• [Problem statement]: Do not copy the pictures; transcribe all other material exactly.

• [Collected material]:
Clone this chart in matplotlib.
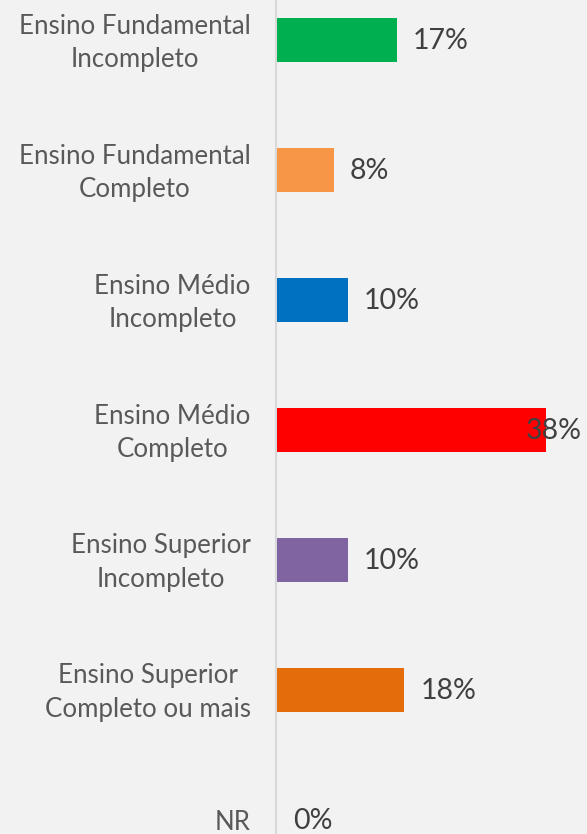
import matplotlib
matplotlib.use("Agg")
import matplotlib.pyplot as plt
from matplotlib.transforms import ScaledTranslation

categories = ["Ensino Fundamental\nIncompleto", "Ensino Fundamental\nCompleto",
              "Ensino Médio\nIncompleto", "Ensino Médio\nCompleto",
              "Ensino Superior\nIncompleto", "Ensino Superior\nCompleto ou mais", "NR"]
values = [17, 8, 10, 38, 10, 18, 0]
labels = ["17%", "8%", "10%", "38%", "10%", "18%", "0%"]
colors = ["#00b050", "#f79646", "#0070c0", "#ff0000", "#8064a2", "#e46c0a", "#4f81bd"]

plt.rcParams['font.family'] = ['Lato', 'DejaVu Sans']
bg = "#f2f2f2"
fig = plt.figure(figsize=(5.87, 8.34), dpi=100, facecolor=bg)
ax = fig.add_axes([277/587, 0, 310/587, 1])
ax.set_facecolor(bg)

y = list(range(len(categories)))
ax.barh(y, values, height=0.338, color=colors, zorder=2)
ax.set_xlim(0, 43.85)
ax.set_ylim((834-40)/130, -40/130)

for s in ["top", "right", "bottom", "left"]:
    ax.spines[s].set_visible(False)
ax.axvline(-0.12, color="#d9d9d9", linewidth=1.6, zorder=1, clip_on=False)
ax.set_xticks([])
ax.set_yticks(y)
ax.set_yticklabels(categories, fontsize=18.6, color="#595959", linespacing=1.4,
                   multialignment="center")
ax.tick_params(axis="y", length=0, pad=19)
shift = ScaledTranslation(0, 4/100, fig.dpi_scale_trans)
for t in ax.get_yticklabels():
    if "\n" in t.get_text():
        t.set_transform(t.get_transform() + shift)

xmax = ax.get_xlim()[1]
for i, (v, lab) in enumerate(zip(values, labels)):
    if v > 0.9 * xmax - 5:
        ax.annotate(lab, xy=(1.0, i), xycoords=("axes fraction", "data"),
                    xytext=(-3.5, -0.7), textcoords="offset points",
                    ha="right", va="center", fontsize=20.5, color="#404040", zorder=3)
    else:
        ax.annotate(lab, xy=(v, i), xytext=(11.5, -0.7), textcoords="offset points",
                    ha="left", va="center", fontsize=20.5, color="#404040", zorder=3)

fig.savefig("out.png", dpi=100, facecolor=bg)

• [Solution to this problem]:
Clone this chart in matplotlib.
import matplotlib
matplotlib.use("Agg")
import matplotlib.pyplot as plt
from matplotlib.transforms import ScaledTranslation

categories = ["Ensino Fundamental\nIncompleto", "Ensino Fundamental\nCompleto",
              "Ensino Médio\nIncompleto", "Ensino Médio\nCompleto",
              "Ensino Superior\nIncompleto", "Ensino Superior\nCompleto ou mais", "NR"]
values = [17, 8, 10, 38, 10, 18, 0]
labels = ["17%", "8%", "10%", "38%", "10%", "18%", "0%"]
colors = ["#00b050", "#f79646", "#0070c0", "#ff0000", "#8064a2", "#e46c0a", "#4f81bd"]

plt.rcParams['font.family'] = ['Lato', 'DejaVu Sans']
bg = "#f2f2f2"
fig = plt.figure(figsize=(5.87, 8.34), dpi=100, facecolor=bg)
ax = fig.add_axes([277/587, 0, 310/587, 1])
ax.set_facecolor(bg)

y = list(range(len(categories)))
ax.barh(y, values, height=0.338, color=colors, zorder=2)
ax.set_xlim(0, 43.85)
ax.set_ylim((834-40)/130, -40/130)

for s in ["top", "right", "bottom", "left"]:
    ax.spines[s].set_visible(False)
ax.axvline(-0.12, color="#d9d9d9", linewidth=1.6, zorder=1, clip_on=False)
ax.set_xticks([])
ax.set_yticks(y)
ax.set_yticklabels(categories, fontsize=18.6, color="#595959", linespacing=1.4,
                   multialignment="center")
ax.tick_params(axis="y", length=0, pad=19)
shift = ScaledTranslation(0, 4/100, fig.dpi_scale_trans)
for t in ax.get_yticklabels():
    if "\n" in t.get_text():
        t.set_transform(t.get_transform() + shift)

xmax = ax.get_xlim()[1]
for i, (v, lab) in enumerate(zip(values, labels)):
    if v > 0.9 * xmax - 5:
        ax.annotate(lab, xy=(1.0, i), xycoords=("axes fraction", "data"),
                    xytext=(-3.5, -0.7), textcoords="offset points",
                    ha="right", va="center", fontsize=20.5, color="#404040", zorder=3)
    else:
        ax.annotate(lab, xy=(v, i), xytext=(11.5, -0.7), textcoords="offset points",
                    ha="left", va="center", fontsize=20.5, color="#404040", zorder=3)

fig.savefig("out.png", dpi=100, facecolor=bg)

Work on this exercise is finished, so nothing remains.